China’s ‘New Silk Road’ stokes opposition
The Belt and Road Initiative is a massive China-led infrastructure project that aims to stretch around the globe.
Some projects have also been called mismatches for a country’s infrastructure needs or damaging to the environment, Wall Street Journal reported.
Now, low-quality construction on some of the projects risks crippling key infrastructure and saddling nations with even more costs for years to come as they try to remedy problems.
“We are suffering today because of the bad quality of equipment and parts” in Chinese-built projects, said René Ortiz, Ecuador’s former energy minister and ex-secretary general of the Organization of the Petroleum Exporting Countries.
Built near a spewing volcano, it was the biggest infrastructure project ever in this country, a concrete colossus bankrolled by Chinese cash and so important to Beijing that China’s leader, Xi Jinping, spoke at the 2016 inauguration. Today, thousands of cracks have emerged in the $2.7 billion Coca Codo Sinclair hydroelectric plant, government engineers said, raising concerns that Ecuador’s biggest source of power could break down. At the same time, the Coca River’s mountainous slopes are eroding, threatening to damage the dam, Wall Street Journal reported.
It is one of many Chinese-financed projects around the world plagued with construction flaws. Chinese money has been used to build everything from a port in Pakistan to roads in Ethiopia and a transmission line in Brazil.
Chinese construction companies often bid for government projects or directly approach local officials with projects with a promise that they can easily arrange financing packages from Chinese banks and insurers, Wall Street Journal reported.

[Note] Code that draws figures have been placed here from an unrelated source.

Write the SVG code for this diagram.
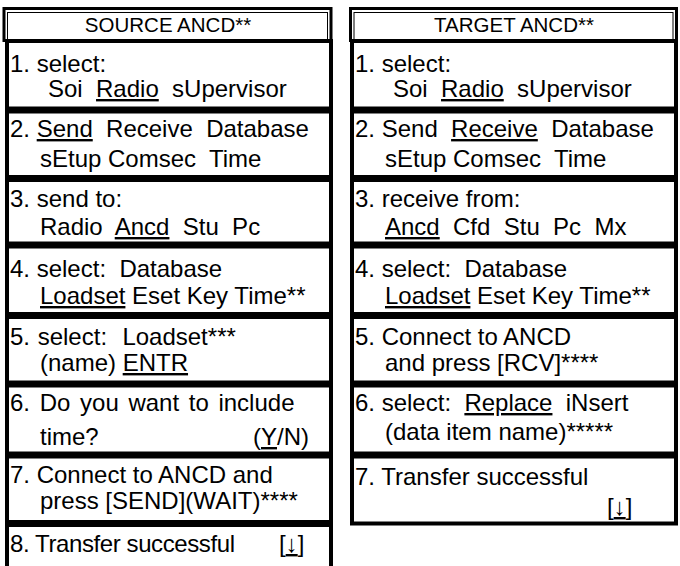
<svg xmlns="http://www.w3.org/2000/svg" width="680" height="566" viewBox="0 0 680 566">
<style>
.box{fill:#fff;stroke:#000;stroke-width:4}
.hdo{fill:#fff;stroke:#000;stroke-width:3}
.hdi{fill:none;stroke:#000;stroke-width:1}
text{font-family:"Liberation Sans",Arial,sans-serif;font-size:24px;fill:#000;white-space:pre}
.h{font-size:20.5px;text-anchor:middle}
.u{text-decoration:underline}
</style>
<rect width="680" height="566" fill="#fff"/>
<g id="source-header">
<rect class="hdo" x="4" y="8.5" width="327" height="32"/>
<rect class="hdi" x="7.5" y="12.5" width="320" height="28"/>
<text class="h" x="168" y="32">SOURCE ANCD**</text>
</g>
<g id="s1"><rect class="box" x="7" y="41" width="324" height="67.5"/>
<text x="10" y="72">1. select:</text><text x="48" y="97">Soi  <tspan class="u">Radio</tspan>  sUpervisor</text></g>
<g id="s2"><rect class="box" x="7" y="111.5" width="324" height="65.5"/>
<text x="10" y="137">2. <tspan class="u">Send</tspan>  Receive  Database</text><text x="40" y="167">sEtup Comsec  Time</text></g>
<g id="s3"><rect class="box" x="7" y="180" width="324" height="63.5"/>
<text x="10" y="207">3. send to:</text><text x="40" y="235">Radio  <tspan class="u">Ancd</tspan>  Stu  Pc</text></g>
<g id="s4"><rect class="box" x="7" y="246.5" width="324" height="67.5"/>
<text x="10" y="277">4. select:  Database</text><text x="40" y="304"><tspan class="u">Loadset</tspan> Eset Key Time**</text></g>
<g id="s5"><rect class="box" x="7" y="317" width="324" height="65.5"/>
<text x="10" y="345" word-spacing="1">5. select:  Loadset***</text><text x="40" y="371">(name) <tspan class="u">ENTR</tspan></text></g>
<g id="s6"><rect class="box" x="7" y="385.5" width="324" height="68"/>
<text x="10" y="411" word-spacing="3">6. Do you want to include</text><text x="40" y="445">time?</text><text x="309" y="445" text-anchor="end">(<tspan class="u">Y</tspan>/N)</text></g>
<g id="s7"><rect class="box" x="7" y="456.5" width="324" height="65.5"/>
<text x="10" y="483">7. Connect to ANCD and</text><text x="40" y="509">press [SEND](WAIT)****</text></g>
<g id="s8"><rect class="box" x="7" y="525" width="324" height="80"/>
<text x="10" y="552" textLength="225" lengthAdjust="spacing">8. Transfer successful</text><text x="279" y="552">[<tspan class="u">↓</tspan>]</text></g>

<g id="target-header">
<rect class="hdo" x="350.5" y="8.5" width="326" height="32"/>
<rect class="hdi" x="354" y="12.5" width="319" height="28"/>
<text class="h" x="514" y="32">TARGET ANCD**</text>
</g>
<g id="t1"><rect class="box" x="352" y="41" width="324" height="67.5"/>
<text x="355" y="72">1. select:</text><text x="393" y="97">Soi  <tspan class="u">Radio</tspan>  sUpervisor</text></g>
<g id="t2"><rect class="box" x="352" y="111.5" width="324" height="65.5"/>
<text x="355" y="137">2. Send  <tspan class="u">Receive</tspan>  Database</text><text x="385" y="167">sEtup Comsec  Time</text></g>
<g id="t3"><rect class="box" x="352" y="180" width="324" height="63.5"/>
<text x="355" y="207">3. receive from:</text><text x="385" y="235"><tspan class="u">Ancd</tspan>  Cfd  Stu  Pc  Mx</text></g>
<g id="t4"><rect class="box" x="352" y="246.5" width="324" height="67.5"/>
<text x="355" y="277">4. select:  Database</text><text x="385" y="304"><tspan class="u">Loadset</tspan> Eset Key Time**</text></g>
<g id="t5"><rect class="box" x="352" y="317" width="324" height="65.5"/>
<text x="355" y="345">5. Connect to ANCD</text><text x="385" y="371">and press [RCV]****</text></g>
<g id="t6"><rect class="box" x="352" y="385.5" width="324" height="68"/>
<text x="355" y="411">6. select:  <tspan class="u">Replace</tspan>  iNsert</text><text x="385" y="440">(data item name)*****</text></g>
<g id="t7"><rect class="box" x="352" y="456.5" width="324" height="67"/>
<text x="355" y="485">7. Transfer successful</text><text x="607" y="515">[<tspan class="u">↓</tspan>]</text></g>
<g id="connectors"></g>
</svg>
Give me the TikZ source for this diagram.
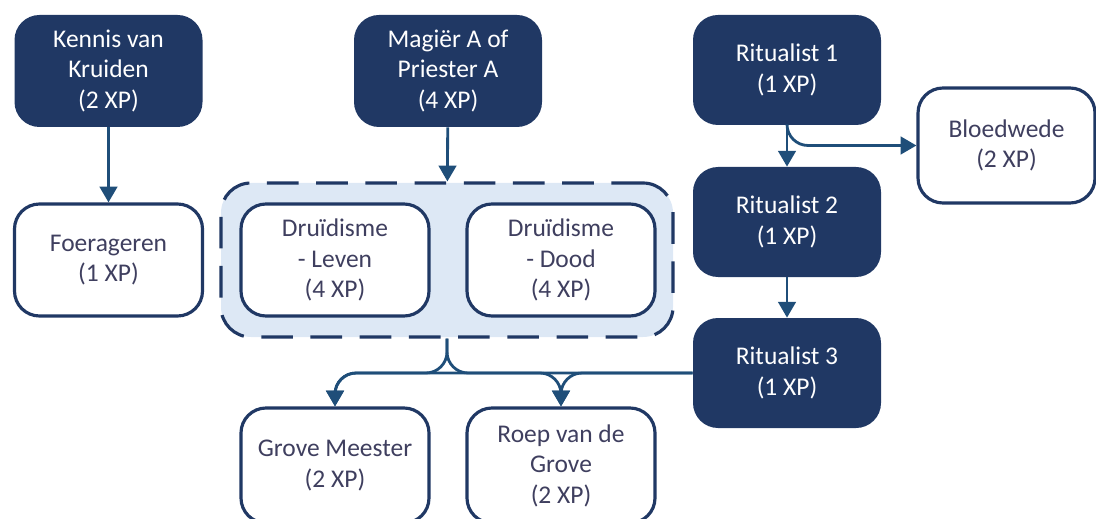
\documentclass[tikz,border=0pt]{standalone}
\usepackage{fontspec}
\setmainfont{Carlito}
\usepackage{tikz}
\usetikzlibrary{arrows.meta}
\definecolor{navyc}{HTML}{203864}
\definecolor{linkc}{HTML}{1F4E79}
\definecolor{groupc}{HTML}{DDE8F5}
\definecolor{textc}{HTML}{3F3F5F}

\begin{document}
\begin{tikzpicture}[
    skill/.style={rounded corners=0.5cm, minimum width=3.76cm, minimum height=2.24cm,
      align=center, font=\fontsize{14.5}{17.4}\selectfont},
    req/.style={skill, fill=navyc, text=white},
    opt/.style={skill, draw=navyc, line width=1.8pt, fill=white, text=textc},
    conn/.style={linkc, line width=1.6pt, -{Triangle[width=10pt,length=9pt]}}]
  \useasboundingbox (0,0) rectangle (21.92,10.36);
  % top row
  \node[req] (kennis) at (2.17,8.94) {Kennis van\\Kruiden\\(2 XP)};
  \node[req] (magier) at (8.96,8.94) {Magiër A of\\Priester A\\(4 XP)};
  \node[req, minimum height=2.2cm] (rit1) at (15.74,8.96) {Ritualist 1\\(1 XP)};
  \node[req, minimum height=2.2cm] (rit2) at (15.74,5.92) {Ritualist 2\\(1 XP)};
  \node[req, minimum height=2.2cm] (rit3) at (15.74,2.90) {Ritualist 3\\(1 XP)};
  \node[opt, minimum width=3.54cm, minimum height=2.3cm] (bloed) at (20.13,7.45) {Bloedwede\\(2 XP)};
  % druidism group
  \node[draw=navyc, fill=groupc, line width=1.8pt, dash pattern=on 18pt off 10pt,
    rounded corners=0.6cm, minimum width=9.04cm, minimum height=3.08cm] (grp) at (8.94,5.16) {};
  \node[opt] (foerag) at (2.17,5.16) {Foerageren\\(1 XP)};
  \node[opt] (leven) at (6.70,5.16) {Druïdisme\\- Leven\\(4 XP)};
  \node[opt] (dood) at (11.22,5.16) {Druïdisme\\- Dood\\(4 XP)};
  \node[opt, minimum height=2.3cm] (grove) at (6.70,1.05) {Grove Meester\\(2 XP)};
  \node[opt, minimum height=2.3cm] (roep) at (11.22,1.05) {Roep van de\\Grove\\(2 XP)};

  \draw[conn] (kennis) -- (foerag);
  \draw[conn] (magier) -- (grp);
  \draw[conn] (rit1) -- (rit2);
  \draw[conn] (rit2) -- (rit3);
  \draw[conn, rounded corners=12pt] (rit1.south) |- (bloed.west);
  \draw[conn, rounded corners=12pt] (grp.south) -- (grp.south |- rit3.west) -| (grove.north);
  \draw[conn, rounded corners=12pt] (grp.south) -- (grp.south |- rit3.west) -| (roep.north);
  \draw[conn, rounded corners=12pt] (rit3.west) -| (grove.north);
  \draw[conn, rounded corners=12pt] (rit3.west) -| (roep.north);
\end{tikzpicture}
\end{document}
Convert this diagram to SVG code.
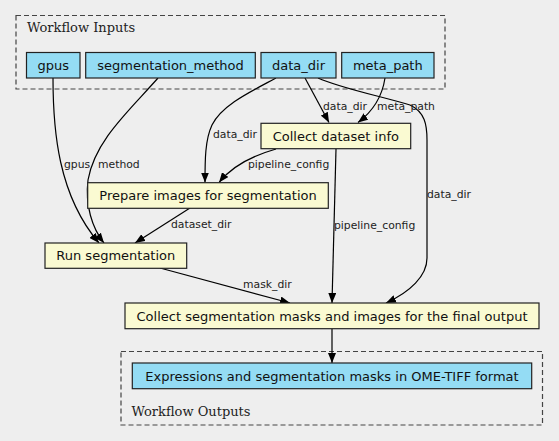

That, developing-country officials say, has given Chinese companies a leg up, because it means governments eager to build a new dam or road don’t have to drum up their own funding. In Africa, more than 60 per cent of the revenue major international contractors collected in 2019 went to Chinese companies, according to a 2021 paper by the China-Africa Research Initiative at Johns Hopkins University.